Labor rights: Respecting employee rights
Deutsche Bank attaches great importance to protecting labor rights and employee rights. We respect the right to freedom of association and collective bargaining, and we cultivate a constructive and trust-based relationship with employee representatives and trade unions at all levels. We are paying greater attention to appropriate behavior by business partners.
The global principles of the UN Global Compact and the standards of the International Labour Organization (ILO) form the foundation for employee rights at Deutsche Bank.
The majority of our employees in Germany and roughly 50 percent of our workforce worldwide are covered by wage agreements or similar arrangements. More than 400 works council members represent the interests of our employees in Germany; they are partly released from their normal work duties for that purpose.
Compliance with legal requirements is also mandatory for business partners
In addition to our commitment to our own staff, we actively support the observation of labor rights and employee rights outside our company as well.

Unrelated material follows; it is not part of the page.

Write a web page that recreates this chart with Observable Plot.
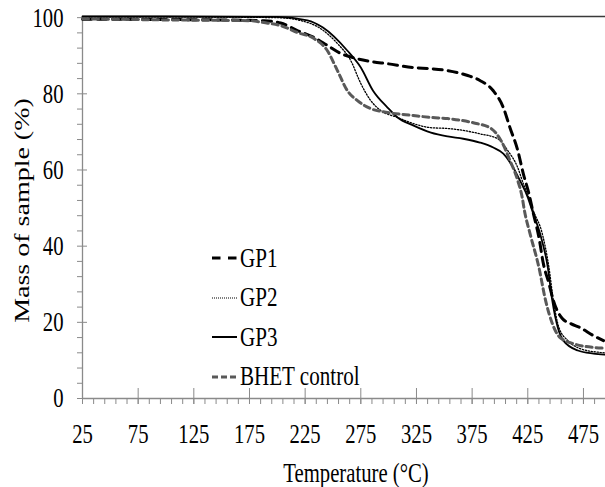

Our procurement principles, which apply worldwide, require that suppliers comply with national legislation and offer minimum wages and adequate benefits.
If any of our business partners fundamentally violates any of these principles, we will terminate our business relationship with them.
Labor rights and employee rights: the bigger picture
In 2010, we began raising awareness of the significance of human rights issues with employees. We evaluated the impact of our business activities on human rights, assessed our guidelines and tools, for example in the area of risk management.
In the long term, the aim is to support labor rights and employee rights by using our sustainability management system to integrate the goals and activities derived from these evaluations into our business processes and infrastructure.
Principle 2 of the UN Global Compact:
"Businesses should make sure that they are not complicit in human rights abuses."